Se come si è visto il Rapporto al Parlamento italiano sul traffico di cocaina concentra l’attenzione, in Italia, sui Porti più esposti e quindi più a rischio di Genova, di Gioia Tauro e di Livorno, bisogna completare il quadro basta rifarsi al rapporto, questa volta, sul traffico e sul consumo di droga in Europa.
Rapporto che parte dai livelli record della produzione di cocaina in America Latina per capire quanto essi abbiano influito sulle spedizioni della polvere bianca attraverso l’Oceano Atlantico. E’ l’ European Drug Report, reso noto dall’Osservatorio delle droghe e delle tossicodipendenze, a fotografare infatti, dalla sua sede di Lisbona, il trend negli anni disponibili che vanno dal 2018 al 2020.
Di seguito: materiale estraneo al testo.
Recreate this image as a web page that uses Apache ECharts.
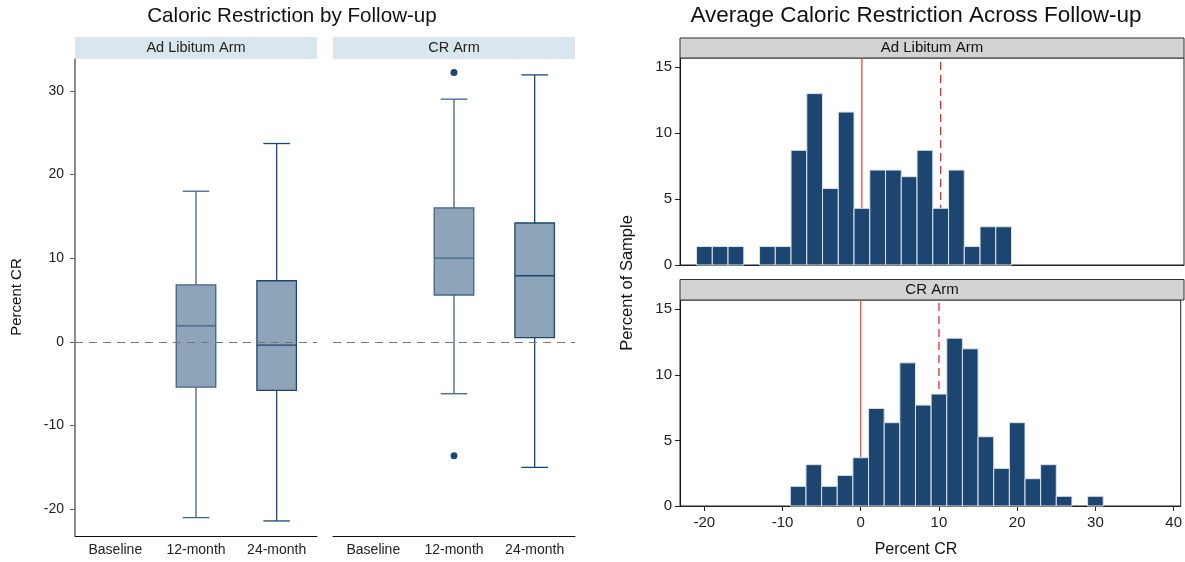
<!DOCTYPE html>
<html>
<head>
<meta charset="utf-8">
<script src="https://cdn.jsdelivr.net/npm/echarts@6/dist/echarts.min.js"></script>
<style>
  html, body { margin: 0; padding: 0; background: #fff; }
  #chart { width: 1185px; height: 562px; }
</style>
</head>
<body>
<div id="chart"></div>
<script>
// ---------- DATA ----------
const boxCategories = ['Baseline', '12-month', '24-month'];
// [categoryIndex, lowerWhisker, Q1, median, Q3, upperWhisker]
const adLibBox = [
  [1, -21.0, -5.4, 1.9, 6.8, 18.0],
  [2, -21.4, -5.8, -0.4, 7.3, 23.7]
];
const crBox = [
  [1, -6.2, 5.6, 10.0, 16.0, 29.0],
  [2, -15.0, 0.5, 7.9, 14.2, 31.9]
];
const crOutliers = [['12-month', 32.2], ['12-month', -13.6]];
const boxYTicks = [-20, -10, 0, 10, 20, 30];

const adLibBinCenters = [-20, -18, -16, -12, -10, -8, -6, -4, -2, 0, 2, 4, 6, 8, 10, 12, 14, 16, 18];
const adLibPercent    = [1.4, 1.4, 1.4, 1.4, 1.4, 8.7, 13.0, 5.8, 11.6, 4.3, 7.2, 7.2, 6.7, 8.7, 4.3, 7.2, 1.4, 2.9, 2.9];
const crBinCenters = [-8, -6, -4, -2, 0, 2, 4, 6, 8, 10, 12, 14, 16, 18, 20, 22, 24, 26, 30];
const crPercent    = [1.5, 3.15, 1.5, 2.33, 3.68, 7.44, 6.35, 10.91, 7.69, 8.53, 12.79, 11.98, 5.28, 2.87, 6.35, 2.08, 3.15, 0.74, 0.74];
const binWidth = 2;
const histXTicks = [-20, -10, 0, 10, 20, 30, 40];
const histYTicks = [0, 5, 10, 15];
const refLineSolid = 0;
const refLineDashed = 10;

// ---------- STYLE ----------
const FONT = 'Liberation Sans';
const BOX_FILL = '#8ea4b9';
const BOX_STROKES = ['#3f6489', '#1b4672'];
const BAR_FILL = '#1c4670';
const HIST_YMAX = 15.7;

function renderBox(params, api) {
  const c = api.value(0);
  const lo = api.value(1), q1 = api.value(2), med = api.value(3), q3 = api.value(4), hi = api.value(5);
  const cw = api.size([1, 0])[0];
  const x = api.coord([c, med])[0];
  const yLo = api.coord([c, lo])[1];
  const yQ1 = api.coord([c, q1])[1];
  const yMed = api.coord([c, med])[1];
  const yQ3 = api.coord([c, q3])[1];
  const yHi = api.coord([c, hi])[1];
  const bh = cw * 0.245, ch = cw * 0.165;
  const stroke = BOX_STROKES[params.dataIndex % 2];
  const ls = { stroke: stroke, lineWidth: 1.3, fill: null };
  return {
    type: 'group',
    children: [
      { type: 'line', shape: { x1: x, y1: yQ3, x2: x, y2: yHi }, style: ls },
      { type: 'line', shape: { x1: x, y1: yQ1, x2: x, y2: yLo }, style: ls },
      { type: 'line', shape: { x1: x - ch, y1: yHi, x2: x + ch, y2: yHi }, style: ls },
      { type: 'line', shape: { x1: x - ch, y1: yLo, x2: x + ch, y2: yLo }, style: ls },
      { type: 'rect', shape: { x: x - bh, y: yQ3, width: 2 * bh, height: yQ1 - yQ3 },
        style: { fill: BOX_FILL, stroke: stroke, lineWidth: 1.3 } },
      { type: 'line', shape: { x1: x - bh, y1: yMed, x2: x + bh, y2: yMed }, style: ls }
    ]
  };
}

function renderHist(params, api) {
  const xc = api.value(0), v = api.value(1);
  const p1 = api.coord([xc - binWidth / 2, v]);
  const p2 = api.coord([xc + binWidth / 2, 0]);
  return {
    type: 'rect',
    shape: { x: p1[0], y: p1[1], width: p2[0] - p1[0], height: p2[1] - p1[1] },
    style: { fill: BAR_FILL, stroke: '#dde3ea', lineWidth: 1 }
  };
}

const boxYAxis = (show) => ({
  type: 'value', min: -23.2, max: 33.8, show: show,
  axisLine: { show: true, onZero: false, lineStyle: { color: '#666', width: 1.5 } },
  axisTick: { show: true, customValues: boxYTicks, length: 5, lineStyle: { color: '#666' } },
  axisLabel: { customValues: boxYTicks, fontFamily: FONT, fontSize: 14, color: '#222', margin: 11 },
  splitLine: { show: false }
});
const boxXAxis = (gi) => ({
  type: 'category', gridIndex: gi, data: boxCategories, boundaryGap: true,
  axisLine: { show: true, onZero: false, lineStyle: { color: '#111', width: 1 } },
  axisTick: { show: false },
  axisLabel: { fontFamily: FONT, fontSize: 14, color: '#222', margin: 7 },
  splitLine: { show: false }
});
const histXAxis = (gi, labels) => ({
  type: 'value', gridIndex: gi, min: -23.1, max: 40.9,
  axisLine: { show: true, onZero: false, lineStyle: { color: '#222', width: 1 } },
  axisTick: { show: labels, customValues: histXTicks, length: 5, lineStyle: { color: '#222' } },
  axisLabel: { show: labels, customValues: histXTicks, fontFamily: FONT, fontSize: 15, color: '#222', margin: 9 },
  splitLine: { show: false }
});
const histYAxis = (gi) => ({
  type: 'value', gridIndex: gi, min: 0, max: HIST_YMAX,
  axisLine: { show: true, onZero: false, lineStyle: { color: '#111', width: 1 } },
  axisTick: { show: true, customValues: histYTicks, length: 5, lineStyle: { color: '#222' } },
  axisLabel: { customValues: histYTicks, fontFamily: FONT, fontSize: 15, color: '#222', margin: 8 },
  splitLine: { show: false }
});

const zeroMark = {
  silent: true, symbol: 'none', label: { show: false },
  lineStyle: { color: '#777', type: [8, 6], width: 1 },
  data: [{ yAxis: 0 }]
};

function refLine(xi, yi, xv, dashed) {
  return {
    type: 'line', xAxisIndex: xi, yAxisIndex: yi, z: 1, silent: true,
    showSymbol: false, symbol: 'none',
    data: [[xv, 0], [xv, HIST_YMAX]],
    lineStyle: { color: dashed ? '#e8272b' : '#f24a4a', width: 1.3, type: dashed ? [8, 5] : 'solid' }
  };
}

const chart = echarts.init(document.getElementById('chart'), null, { renderer: 'canvas' });
chart.setOption({
  animation: false,
  backgroundColor: '#fff',
  grid: [
    { left: 75, top: 59, width: 242, height: 477 },
    { left: 333, top: 59, width: 242, height: 477 },
    { left: 680, top: 58, width: 504, height: 207, show: true, borderColor: '#222', borderWidth: 1 },
    { left: 680, top: 300, width: 504, height: 206, show: true, borderColor: '#222', borderWidth: 1 }
  ],
  xAxis: [boxXAxis(0), boxXAxis(1), histXAxis(2, false), histXAxis(3, true)],
  yAxis: [
    Object.assign(boxYAxis(true), { gridIndex: 0 }),
    Object.assign(boxYAxis(false), { gridIndex: 1 }),
    histYAxis(2), histYAxis(3)
  ],
  series: [
    { type: 'custom', name: 'Ad Libitum Arm', xAxisIndex: 0, yAxisIndex: 0, renderItem: renderBox,
      encode: { x: 0, y: [1, 2, 3, 4, 5] }, data: adLibBox, z: 3, markLine: zeroMark },
    { type: 'custom', name: 'CR Arm', xAxisIndex: 1, yAxisIndex: 1, renderItem: renderBox,
      encode: { x: 0, y: [1, 2, 3, 4, 5] }, data: crBox, z: 3, markLine: zeroMark },
    { type: 'scatter', xAxisIndex: 1, yAxisIndex: 1, data: crOutliers, symbolSize: 7,
      itemStyle: { color: '#1c4670', opacity: 1 }, z: 4 },
    refLine(2, 2, refLineSolid, false), refLine(2, 2, refLineDashed, true),
    refLine(3, 3, refLineSolid, false), refLine(3, 3, refLineDashed, true),
    { type: 'custom', xAxisIndex: 2, yAxisIndex: 2, renderItem: renderHist, z: 3,
      encode: { x: 0, y: 1 }, data: adLibBinCenters.map((c, i) => [c, adLibPercent[i]]) },
    { type: 'custom', xAxisIndex: 3, yAxisIndex: 3, renderItem: renderHist, z: 3,
      encode: { x: 0, y: 1 }, data: crBinCenters.map((c, i) => [c, crPercent[i]]) }
  ],
  graphic: [
    { type: 'text', x: 292, y: 16, style: { text: 'Caloric Restriction by Follow-up', font: '20.6px "Liberation Sans"', fill: '#111', align: 'center', verticalAlign: 'middle' } },
    { type: 'text', x: 916, y: 16, style: { text: 'Average Caloric Restriction Across Follow-up', font: '22.5px "Liberation Sans"', fill: '#111', align: 'center', verticalAlign: 'middle' } },
    // left strips
    { type: 'rect', shape: { x: 75, y: 37, width: 242, height: 22 }, style: { fill: '#d9e6ed' }, z: 1 },
    { type: 'rect', shape: { x: 333, y: 37, width: 242, height: 22 }, style: { fill: '#d9e6ed' }, z: 1 },
    { type: 'text', x: 196, y: 48, style: { text: 'Ad Libitum Arm', font: '14.5px "Liberation Sans"', fill: '#222', align: 'center', verticalAlign: 'middle' }, z: 2 },
    { type: 'text', x: 454, y: 48, style: { text: 'CR Arm', font: '14.5px "Liberation Sans"', fill: '#222', align: 'center', verticalAlign: 'middle' }, z: 2 },
    // right strips
    { type: 'rect', shape: { x: 680, y: 38, width: 504, height: 20 }, style: { fill: '#d3d3d3', stroke: '#333', lineWidth: 1 }, z: 1 },
    { type: 'rect', shape: { x: 680, y: 279.5, width: 504, height: 20.5 }, style: { fill: '#d3d3d3', stroke: '#333', lineWidth: 1 }, z: 1 },
    { type: 'text', x: 932, y: 48, style: { text: 'Ad Libitum Arm', font: '15px "Liberation Sans"', fill: '#111', align: 'center', verticalAlign: 'middle' }, z: 2 },
    { type: 'text', x: 932, y: 290, style: { text: 'CR Arm', font: '15px "Liberation Sans"', fill: '#111', align: 'center', verticalAlign: 'middle' }, z: 2 },
    // axis names
    { type: 'text', x: 17, y: 297, rotation: Math.PI / 2, style: { text: 'Percent CR', font: '15px "Liberation Sans"', fill: '#111', align: 'center', verticalAlign: 'middle' } },
    { type: 'text', x: 627, y: 283, rotation: Math.PI / 2, style: { text: 'Percent of Sample', font: '16.5px "Liberation Sans"', fill: '#111', align: 'center', verticalAlign: 'middle' } },
    { type: 'text', x: 916, y: 550, style: { text: 'Percent CR', font: '16px "Liberation Sans"', fill: '#111', align: 'center', verticalAlign: 'middle' } }
  ]
});
</script>
</body>
</html>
Dato come base il fatto che la Colombia, che è il più grande produttore di cocaina al mondo, ha prodotto 1.137 tonnellate di cocaina nel 2018, una quantità definita da record, ed essendo l’Europa il secondo mercato di consumo al mondo dopo il Nord America, ci si chiede: se e quanto è aumentato dalla Colombia al Vecchio Continente il flusso della cocaina? E quali sono i canali utilizzati dai narcos?
Per rispondere alla seconda domanda ecco che rientra in gioco la pandemia. “Con il traffico aereo assai ridotto a causa della pandemia, è ora il trasporto marittimo ancora più cruciale per i trafficanti di cocaina transatlantici”.
Per rispondere alla prima domanda è già indicativo ricordare che già tra il 2006 e il 2014 si era arrivati alla constatazione – i dati si basano su sequestri e informazioni di intelligence – che le partite di cocaina via mare all’interno dei container, intercettate e bloccate, erano aumentate di sei volte. E il trend dei flussi, secondo le successive rilevazioni, non ha subito interruzioni. Tanto che nel Porto di Rotterdam – il più grande d’Europa – nella sola prima metà del 2020 sono state sequestrate 25 tonnellate di cocaina, che è il doppio della cocaina sequestrata nello stesso periodo del 2019.
Risulta inoltre che tutte proprio tutte le “porte” sono sfruttate e resta un dato significativo che arriva dal 2018: il 78 per cento del totale dei sequestri di cocaina nell’Unione Europea è avvenuto in Belgio, Spagna e Olanda. Dal 2019 (pre-pandemia) con il consistente aumento dei sequestri effettuati in Italia, Germania, Portogallo e Regno Unito.
Anche la constatazione del crescente uso della cocaina nei Paesi dell’Europa Orientale porta a considerare che il mercato europeo della polvere bianca sia sempre più interessante per i produttori della Colombia proprio perché in costante espansione alla quale far fronte con l’aumento della produzione.
Anche perché quello europeo è, strano a dirsi ma è così, un mercato molto più redditizio rispetto a quello degli Stati Uniti dove un chilo di cocaina all’ingrosso ha un prezzo medio di 28mila dollari contro i 42mila pagati in Europa.
L’altra faccia della medaglia è che, proprio in funzione della domanda e in base a prezzi così redditizi, non solo sono in aumento i consumatori di cocaina europei ma si rileva anche la loro maggiore disponibilità di denaro da spendere in questo mercato criminale sommerso.
Quando assistiamo ad un sequestro di cocaina dobbiamo inquadralo nel contesto di queste considerazioni ripartendo dal principio del rapporto tra un’ offerta conseguente a una domanda. Aumenta per questo e per di più si raffina la produzione che arriva, sfruttando tutti i possibili vettori e tutte le possibili direttrici, ai destinatari. In un vortice di affari miliardari.